If you are SURE I am what you want & WHO you want then I am happy to stay & love you forever, but if not this has to stop because I am who I am & I'll never be as sweet as him (apparentally)
You convinced me last weekend that you were going to the movies as friends & you did exactly what you said you'd do - not use the word "date"
I promise I'll try to not bring this up & not shove it in your face because who am I to do that to you.

You are the sweetest person I've ever met & this whole thing just reminds me of when we met except now I'm Kari; I wish you never dreamed of Marcus because now look what you've gotten just a little more than a best friend. I don't want him in this house or around me at all. The fact that he knew we were together (and happy before he came into the picture) and still continued on this 'date' then that just says it all. You told him after all that you were a stupid girl & he smiled at the idea of you being terrified and cuddling into him. You smiled when he asked you to go to a MOVIE I'd hate to see what happens if he asked you out.

I can't compete with him. There's no way; especially now where I feel like nothing in comparison to him.
You are MY girlfriend and I will fight to keep you, but I do have a cut off point. Please do what's right for YOU.

I'm sending this because I'm frustrated & weak. The idea of you just talking to him made me want to kill him & now I feel like I shouldn't because he's better than me & if he'll make you happier than I can I feel like I should walk away. I'm such a door mat; don't take advantage of that.

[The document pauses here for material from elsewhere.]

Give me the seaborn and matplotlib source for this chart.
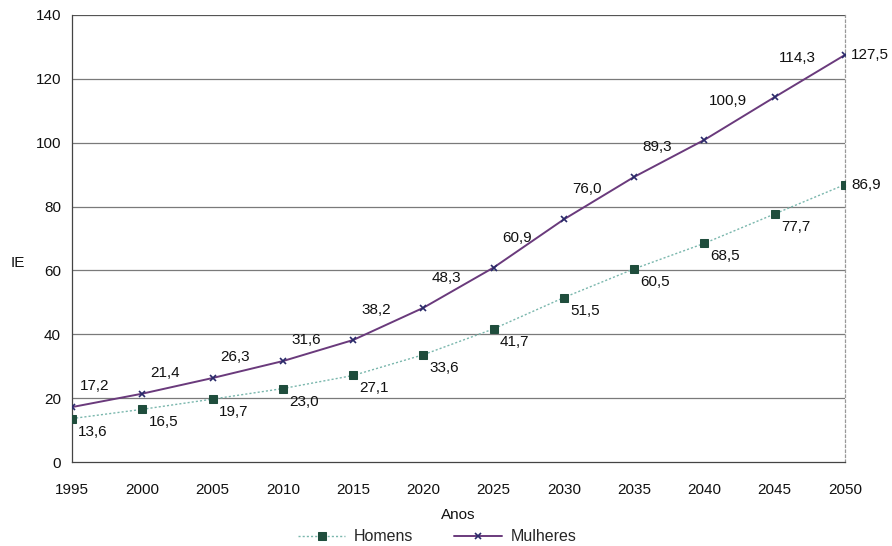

I love you. I won't beg you to stay. I just want you to know that I want you to & that I hope you make the right decision for you. I love you baby girl.

__

Gotta say, I say some awesome words in there. Just making a note of this.
I know how these things go and I KNOW sometimes you get weak and sometimes you'll look me up, you'll creep my facebook and you'll think about me and when you do I hope you come across this. I really hope you know and understand where I am in my life and as much as I'm working on forgiving you and I'm working on removing you from my life completely, as of this moment, I still hope you NEVER get to be happy and I hope someday someone ruins your life like you did mine. Regardless of the fact that you were never a lesbian (neither was I), you used me, I was your experiment and I'll never forgive you for that.